Trivially, we have \(\mathrm {err}(L) \le m\). Lemma 1 from [11] characterizes the behaviour of the series of linear functions just defined.

Lemma 34

(Lemma 1 from [11]) Define the interval \(T = [-2 \cdot \mathrm {err}(L), 2 \cdot \mathrm {err}(L)]\). Then the following holds for all \(y\in \{-1,1\}^m\).

1. 1.

   \(L^{(\ell )}(y) \in T \implies L^{(\ell +1)}(y) \in T\).

2. 2.

   \(L^{(\ell )}(y) \not \in T \implies \mathrm {sgn}(L^{(\ell +1)}(y)) = \mathrm {sgn}(L^{(\ell )}(y))\).

Note that if \(L^{(\ell +1)}(y) \in T\) then \(L^{(\ell )}(y) \ge -6 \cdot \mathrm {err}(L)\). Thus, for any \(y\in \{-1,1\}^m\), we can write

$$\begin{aligned} \mathrm {sgn}(L(y))= & {} \bigvee _{l=0}^{M} \left( L^{(\ell +1)}(y) \in [-2 \cdot \mathrm {err}(P), -1] \wedge L^{(\ell )}(y) \in [-6 \cdot \mathrm {err}(P), -2 \cdot \mathrm {err}(P) - 1]\right) \\= & {} \bigvee _{l=0}^{M} \bigvee _{i=-2 \cdot \mathrm {err}(P)}^{-1} \bigvee _{j =-6 \cdot \mathrm {err}(P)}^{-2 \cdot \mathrm {err}(P) - 1}\left( L^{(\ell +1)}(y) = i \wedge L^{(\ell )}(y) = j \right) \end{aligned}$$

The above represents the LTF \(\mathrm {sgn}(L(y))\) as an OR of ANDs of ETFs. Moreover, the OR is a disjoint OR: this follows from Lemma 34 which implies that there can be at most one \(\ell \le M\) such that \(L^{(\ell +1)}(y)\) lies in the interval \([-2\mathrm {err}(L), 2\mathrm {err}(L)]\) and \(L^{(\ell )}(y)\) does not. Note that this size of the disjoint OR is at most \((M+1)\cdot O(m^2) = O(Mn^{2k}).\)

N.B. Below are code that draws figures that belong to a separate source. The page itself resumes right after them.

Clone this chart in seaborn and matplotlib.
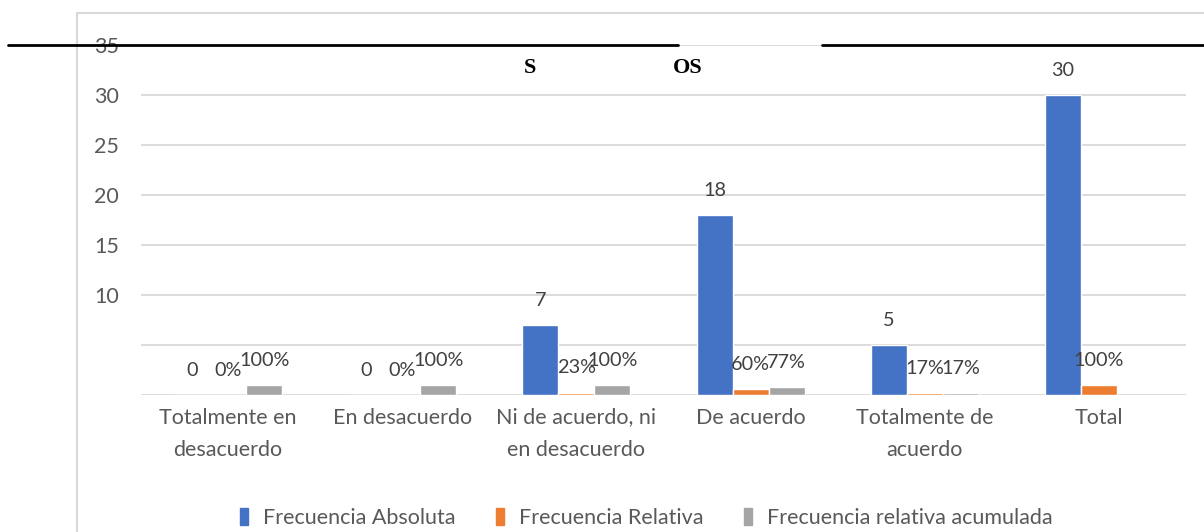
import numpy as np
import pandas as pd
import matplotlib
matplotlib.use("Agg")
import matplotlib.pyplot as plt
from matplotlib.lines import Line2D
from matplotlib.patches import Rectangle
import seaborn as sns

# Datos
categorias = ["Totalmente en\ndesacuerdo", "En desacuerdo", "Ni de acuerdo, ni\nen desacuerdo",
              "De acuerdo", "Totalmente de\nacuerdo", "Total"]
absoluta = [0, 0, 7, 18, 5, 30]
relativa = [0.00, 0.00, 0.23, 0.60, 0.17, 1.00]
acumulada = [1.00, 1.00, 1.00, 0.77, 0.17, np.nan]
series = ["Frecuencia Absoluta", "Frecuencia Relativa", "Frecuencia relativa acumulada"]
colores = ["#4472C4", "#ED7D31", "#A5A5A5"]
yticks = [0, 5, 10, 15, 20, 25, 30, 35]
ytick_labels = ["", "", "10", "15", "20", "25", "30", "35"]

df = pd.DataFrame({
    "categoria": categorias * 3,
    "serie": [series[0]] * 6 + [series[1]] * 6 + [series[2]] * 6,
    "valor": absoluta + relativa + acumulada,
})
df["etiqueta"] = ([f"{v:.0f}" for v in absoluta] + [f"{v:.0%}" for v in relativa]
                  + ["" if np.isnan(v) else f"{v:.0%}" for v in acumulada])
df = df.dropna(subset=["valor"])

sns.set_style("white")
plt.rcParams["font.family"] = ["Lato", "DejaVu Sans"]

fig = plt.figure(figsize=(12.04, 5.32), dpi=100)
ax = fig.add_axes([141 / 1204, 1 - 395 / 532, 1045 / 1204, 350 / 532])

sns.barplot(data=df, x="categoria", y="valor", hue="serie", palette=colores,
            width=0.62, saturation=1, ax=ax, legend=False, order=categorias,
            hue_order=series)

# Etiquetas de datos
for cont, serie in zip(ax.containers, series):
    sub = df[df["serie"] == serie].set_index("categoria")
    for bar in cont:
        if bar is None:
            continue
        idx = int(round(bar.get_x() + bar.get_width() / 2))
        cat = categorias[idx]
        if cat not in sub.index:
            continue
        ax.annotate(sub.loc[cat, "etiqueta"], (bar.get_x() + bar.get_width() / 2, bar.get_height()),
                    xytext=(0, 18), textcoords="offset points", ha="center", va="center",
                    fontsize=14.3, color="#404040")

ax.set_ylim(0, 35)
ax.set_yticks(yticks)
ax.set_yticklabels(ytick_labels)
ax.yaxis.grid(True, color="#d9d9d9", linewidth=1.3)
ax.set_axisbelow(True)
for s in ax.spines.values():
    s.set_visible(False)
ax.tick_params(axis="y", length=0, pad=16, labelsize=15.5, labelcolor="#595959")
ax.tick_params(axis="x", length=0, pad=9, labelsize=15.5, labelcolor="#595959")
for t in ax.get_xticklabels():
    t.set_linespacing(1.75)
ax.set_xlabel("")
ax.set_ylabel("")

# Leyenda
handles = [Rectangle((0, 0), 1, 1, color=c) for c in colores]
fig.legend(handles, series, loc="center", bbox_to_anchor=(0.537, 0.026), ncol=3,
           frameon=False, fontsize=15.5, labelcolor="#595959",
           handlelength=0.35, handleheight=0.8, handletextpad=0.7, columnspacing=1.9)

# Borde del área del gráfico y línea superior
fig.add_artist(Rectangle((77 / 1204, -0.1), 1.2, 1.1 - 13 / 532, fill=False,
                         edgecolor="#d9d9d9", linewidth=1.5, transform=fig.transFigure))
yl = 1 - 45 / 532
fig.add_artist(Line2D([8 / 1204, 678 / 1204], [yl, yl], color="black", linewidth=2))
fig.add_artist(Line2D([822 / 1204, 1.0], [yl, yl], color="black", linewidth=2))

# Restos del título
fig.text(530 / 1204, 1 - 68 / 532, "S", fontsize=16, family="Liberation Serif",
         weight="bold", ha="center", va="center", color="black")
fig.text(688 / 1204, 1 - 68 / 532, "OS", fontsize=16, family="Liberation Serif",
         weight="bold", ha="center", va="center", color="black")

fig.savefig("out.png", dpi=100)
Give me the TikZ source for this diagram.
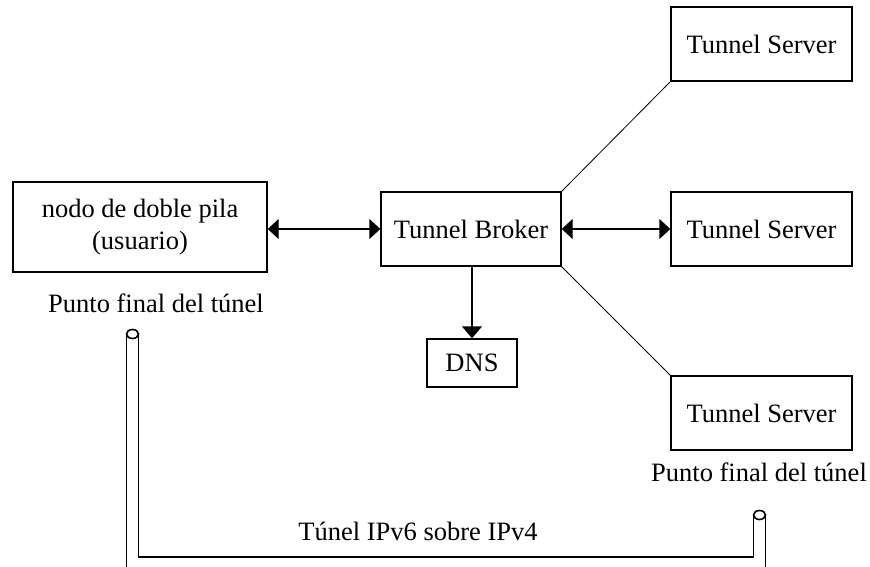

To finish the proof, it suffices to show that \((L^{(\ell +1)}(y) = i) \wedge (L^{(\ell )}(y) = j)\) can be represented as a single ETF. Define \(G(y) = L^{(\ell +1)}(y) - i\) and \(H(y) = L^{(\ell )}(y) - j\). The total sum of absolute values of coefficients of both \(G\) and \(H\) is at most \(W' = W + m + 1\), using the trivial bound for \(\mathrm {err}(L)\). Consider the ETF \((W' + 1)G(y) + H(y) = 0\). This is clearly equivalent to \(G(y) = 0 \wedge H(y) = 0\). Also, the bit complexity of this ETF is at most \(2\log _2 W' \le O(M + k \log n)\). Now, each ETF is over the variables \(y_i\), which themselves were monomials over \(x_i\). Thus each ETF can be thought of as a \(k\)-EPTF over \(x_i\). This completes the proof.